Usually when brewing green tea, some people will brew it with 3g teas
and 200ml boiled water and then brew it for 4-5 minutes to drink. The
disadvantage of this brewing style is that the temperature of water
was too high and could easily burn the young leaves. However, if
brewing with too cold water, it will be very hard to steep out the
taste of it.

Posted by
95 posts

So, it sounds like many countries in Europe do not always take tea with milk. Those that do are UK and countries that were under English influence, such as the Commonwealth countries, plus the US, India, Hongkong, etc. So, maybe it is no wonder the rest are not very familiar with serving tea with milk.

And, to Emma, maybe my reference to cream wasn't the same as your British cream, which is clotted cream. I meant cream that we get in the US, 8% creamy fat dairy. But, I guess one only uses milk, which is about 4%fat.

Also, my impression is that English tea uses mostly black teas, Assam or Darjeelin, not the green or non fermented teas. The latter taste strange with milk added.

It is also interesting that in some countries tea is drunk from saucers, not from cups/mugs.

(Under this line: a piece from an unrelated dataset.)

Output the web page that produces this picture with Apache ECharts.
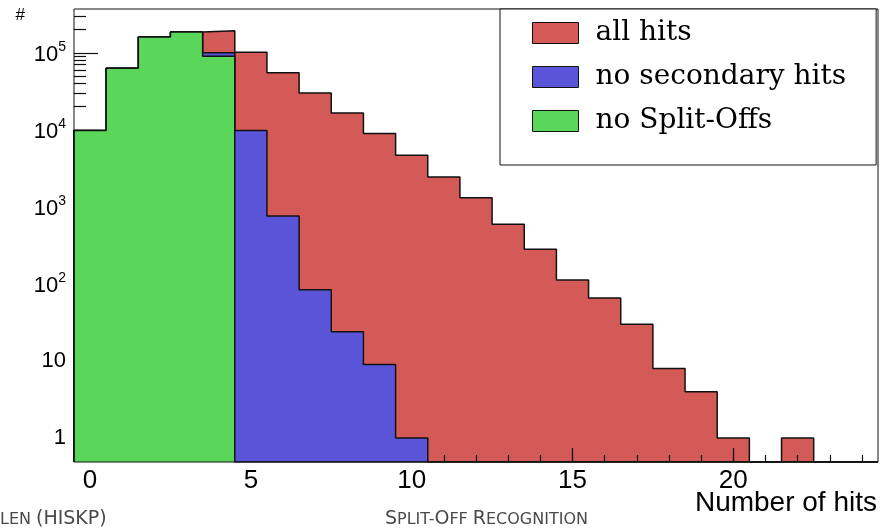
<!DOCTYPE html>
<html>
<head>
<meta charset="utf-8">
<script src="https://cdn.jsdelivr.net/npm/echarts@6/dist/echarts.min.js"></script>
<style>
  html, body { margin: 0; padding: 0; background: #ffffff; }
  #chart { width: 880px; height: 528px; }
</style>
</head>
<body>
<div id="chart"></div>
<script>
// Unit-width bins centred on the number of hits per cluster
const binCenters = [0, 1, 2, 3, 4, 5, 6, 7, 8, 9, 10, 11, 12, 13, 14, 15, 16, 17, 18, 19, 20, 21, 22, 23, 24];

// Entries per bin
const allHits         = [9800, 63000, 160000, 186000, 193000, 102000, 55000, 30000, 16500, 8950, 4700, 2450, 1320, 596, 282, 113, 66, 30, 8, 4, 1, 0, 1, 0, 0];
const noSecondaryHits = [9800, 63000, 160000, 186000, 100000, 9800, 764, 84, 24, 9, 1, 0, 0, 0, 0, 0, 0, 0, 0, 0, 0, 0, 0, 0, 0];
const noSplitOffs     = [9800, 63000, 160000, 186000, 90000, 0, 0, 0, 0, 0, 0, 0, 0, 0, 0, 0, 0, 0, 0, 0, 0, 0, 0, 0, 0];

const seriesNames = ['all hits', 'no secondary hits', 'no Split-Offs'];

// Axis ticks
const xMajorTicks = [0, 5, 10, 15, 20];
const xMinorTicks = [0, 1, 2, 3, 4, 5, 6, 7, 8, 9, 10, 11, 12, 13, 14, 15, 16, 17, 18, 19, 20, 21, 22, 23, 24];
const yMajorTicks = [1, 10, 100, 1000, 10000, 100000];
const yMinorTicks = [2, 3, 4, 5, 6, 7, 8, 9,
                     20, 30, 40, 50, 60, 70, 80, 90,
                     200, 300, 400, 500, 600, 700, 800, 900,
                     2000, 3000, 4000, 5000, 6000, 7000, 8000, 9000,
                     20000, 30000, 40000, 50000, 60000, 70000, 80000, 90000,
                     200000, 300000];

// Axis ranges
const xMin = -0.5, xMax = 24.5;
const yMin = 0.49, yMax = 370000;

const xTitle = 'Number of hits';
const yTitle = '#';

const fills = { red: '#d45a57', blue: '#5a54d8', green: '#5ad65a' };

// Outline of a filled histogram: steps along the bin edges, empty bins rest on the axis floor
function histogramOutline(values) {
  const pts = [[binCenters[0] - 0.5, yMin]];
  values.forEach(function (v, i) {
    const y = v > 0 ? v : yMin;
    pts.push([binCenters[i] - 0.5, y], [binCenters[i] + 0.5, y]);
  });
  pts.push([binCenters[binCenters.length - 1] + 0.5, yMin]);
  return pts;
}

function histSeries(name, values, color, z) {
  return {
    name: name,
    type: 'line',
    xAxisIndex: 0,
    yAxisIndex: 0,
    data: histogramOutline(values),
    showSymbol: false,
    symbol: 'none',
    silent: true,
    clip: true,
    z: z,
    itemStyle: { color: color },
    lineStyle: { color: '#111111', width: 1.5 },
    areaStyle: { color: color, opacity: 1 }
  };
}

function powerLabel(v) {
  const n = Math.round(Math.log10(v));
  if (n === 0) return '1';
  if (n === 1) return '10';
  return '{b|10}{s|' + n + '}';
}

const footerRich = {
  C: { fontFamily: 'DejaVu Sans', fontWeight: 'normal', fontSize: 19, color: '#4a4a4a' },
  c: { fontFamily: 'DejaVu Sans', fontWeight: 'normal', fontSize: 16, color: '#4a4a4a' }
};

const chart = echarts.init(document.getElementById('chart'), null, { renderer: 'canvas' });

chart.setOption({
  animation: false,
  backgroundColor: '#ffffff',
  title: [
    {
      text: '{c|LEN} {C|(HISKP)}',
      left: -5, top: 505,
      textStyle: { fontWeight: 'normal', rich: footerRich }
    },
    {
      text: '{C|S}{c|PLIT-}{C|O}{c|FF} {C|R}{c|ECOGNITION}',
      left: 380, top: 505,
      textStyle: { fontWeight: 'normal', rich: footerRich }
    },
    {
      // x-axis title, set below the right end of the axis
      text: xTitle,
      right: 3, top: 489,
      padding: 0,
      textStyle: { fontFamily: 'Liberation Sans', fontWeight: 'normal', fontSize: 28, color: '#000000' }
    }
  ],
  grid: {
    left: 74, top: 9, right: 2, bottom: 66,
    containLabel: false,
    outerBoundsMode: 'none',
    show: true,
    z: 10,
    borderColor: '#111111',
    borderWidth: 1,
    backgroundColor: 'transparent'
  },
  legend: {
    data: [
      { name: seriesNames[0], itemStyle: { color: fills.red } },
      { name: seriesNames[1], itemStyle: { color: fills.blue } },
      { name: seriesNames[2], itemStyle: { color: fills.green } }
    ],
    orient: 'vertical',
    left: 500, top: 9,
    z: 20,
    icon: 'rect',
    itemWidth: 46,
    itemHeight: 21,
    itemGap: 16,
    padding: [10, 30, 30, 32],
    backgroundColor: '#ffffff',
    borderColor: '#111111',
    borderWidth: 1,
    selectedMode: false,
    itemStyle: { borderColor: '#111111', borderWidth: 1 },
    textStyle: {
      fontFamily: 'DejaVu Serif',
      fontSize: 28,
      lineHeight: 21,
      color: '#000000',
      padding: [0, 0, 0, 12]
    }
  },
  xAxis: [
    {
      // minor ticks, drawn above the red fill only
      type: 'value', min: xMin, max: xMax, position: 'bottom', z: 3,
      axisLine: { show: false, onZero: false },
      splitLine: { show: false },
      axisTick: { show: true, inside: true, length: 7, customValues: xMinorTicks, lineStyle: { color: '#111111', width: 1.2 } },
      axisLabel: { show: false }
    },
    {
      // major ticks and labels
      type: 'value', min: xMin, max: xMax, position: 'bottom', z: 3,
      axisLine: { show: false, onZero: false },
      splitLine: { show: false },
      axisTick: { show: true, inside: true, length: 14, customValues: xMajorTicks, lineStyle: { color: '#111111', width: 1.2 } },
      axisLabel: { show: true, customValues: xMajorTicks, margin: 6, fontFamily: 'Liberation Sans', fontSize: 26, color: '#000000' }
    }
  ],
  yAxis: [
    {
      type: 'log', logBase: 10, min: yMin, max: yMax, position: 'left', z: 3,
      axisLine: { show: false, onZero: false },
      splitLine: { show: false },
      minorTick: { show: false },
      axisTick: { show: true, inside: true, length: 24, customValues: yMajorTicks, lineStyle: { color: '#111111', width: 1.2 } },
      axisLabel: {
        show: true, customValues: yMajorTicks, margin: 8,
        formatter: powerLabel,
        fontFamily: 'Liberation Sans', fontSize: 22, color: '#000000',
        rich: {
          b: { fontFamily: 'Liberation Sans', fontSize: 22, color: '#000000', lineHeight: 26, verticalAlign: 'bottom' },
          s: { fontFamily: 'Liberation Sans', fontSize: 14, color: '#000000', lineHeight: 14, verticalAlign: 'top' }
        }
      },
      name: yTitle,
      nameLocation: 'end',
      nameGap: 2,
      nameTextStyle: { fontFamily: 'Liberation Sans', fontSize: 17, color: '#000000', align: 'right', verticalAlign: 'top', padding: [0, 49, 0, 0] }
    },
    {
      type: 'log', logBase: 10, min: yMin, max: yMax, position: 'left', z: 3,
      axisLine: { show: false, onZero: false },
      splitLine: { show: false },
      axisTick: { show: true, inside: true, length: 12, customValues: yMinorTicks, lineStyle: { color: '#111111', width: 1.2 } },
      axisLabel: { show: false }
    }
  ],
  series: [
    histSeries(seriesNames[0], allHits, fills.red, 2),
    histSeries(seriesNames[1], noSecondaryHits, fills.blue, 4),
    histSeries(seriesNames[2], noSplitOffs, fills.green, 5)
  ]
});
</script>
</body>
</html>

It was quite an eye-opener, since we only use saucers to catch drips, or a convenient place for a biscuit/cookie.

Posted by
95 posts

Switching subjects..... have you ever had black pepper that wasn't ground in a dish ? We had a group dinner in an Istanbul restaurant, and they served a delicious casserole, whose name I cannot recall, it was very creamy and saucy. After a few bites, I thought I had broken one of my teeth. Something gritty and slightly crunchy in my mouth, I had to see what it was, and it turned out to be a full black peppercon. I thought maybe one had slipped in by mistake, so, just left it in a the side of my plate and continued eating. Two more bites, and more semi-soft crunches which left a hot explosion of peppery taste in its aftermath. By this time I was asking the others at the table if they were having the same sensory results, and they all nodded. This was probably my first, and so far only, encounter with whole peppercorns in a cooked dish. I still remember the sensation as it did leave a deep impression , longer lasting than just ground pepper!

Anyone in Turkey know the name of such a dish? It was quite memorable.

Posted by
518 posts

"maybe my reference to cream wasn't the same as your British cream, which is clotted cream. I meant cream that we get in the US, 8% creamy fat dairy. But, I guess one only uses milk, which is about 4%fat."

I run into this difference in terminology now and then. In the States, we like to say, "I'll take cream in my coffee" and we know we're referring to cream as described above. When you walk into a coffee shop these days, there are more and more varieties now: soy creamer, fat-free milk, 2% milk, whole milk, half & half, etc. Clotted cream on the other hand, is closer to what I know as butter.

Posted by
1273 posts

Oh heck - tonight I got a tiny pot of green tea and an enormous pot of hot milk! Oh well, it rained most of the day so any hot drink drink went down a treat.